I'm also waiting for 6.1 at least to see how Apple Maps will evolve, I have no
sense of direction whatsoever so I need maps to show me where I am, and Apple
Maps still seems a bit too risky for now. It's possible to use the Google Maps
site directly, but in my tests it's less responsive and the geolocation
doesn't work as well as in the application itself.

> I heard somethings about Safari being buggy.. I didn't really want this
> either as I only really use my iPad to surf the web.

I've seen developer reports, but no reports of user issues. Quite the
opposite, webkit's been updated in iOS6 so Safari is apparently significantly
faster.

> I was concerned about the memory footprint. As I understand it app's now
> download retina resources whether you have a retina iPad or not.

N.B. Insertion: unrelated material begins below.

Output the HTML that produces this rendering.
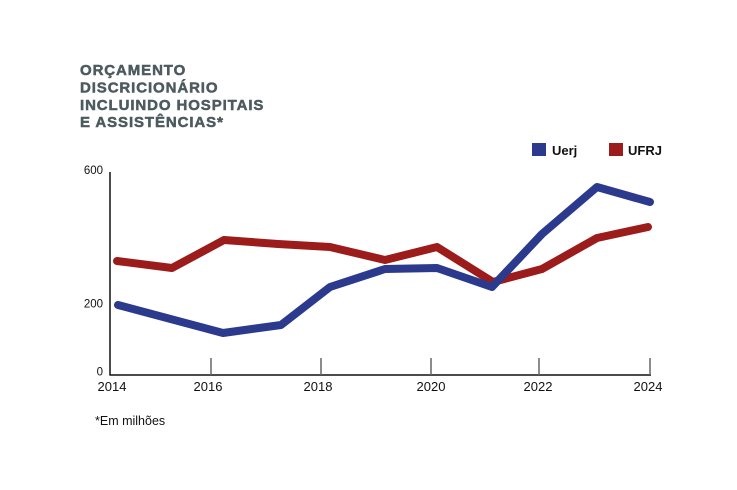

It's always done that (ever since the release of the original iPad and the
creation of "hybrid" iPhone/iPad applications), the version of iOS you're
running is completely irrelevant to that issue: if you're running an
application compatible with all iOS devices (3GS to iPad 3 at native
resolutions) it may very well bundle 4 different copies of bitmapped assets
(or even 5 for e.g. startup screens, since the iPhone 5 has a different
resolution than the 4/4S). I don't believe iOS AppStore bundles have every
been stripped. I'm not even sure they could be since they're signed (unless
you jailbreak).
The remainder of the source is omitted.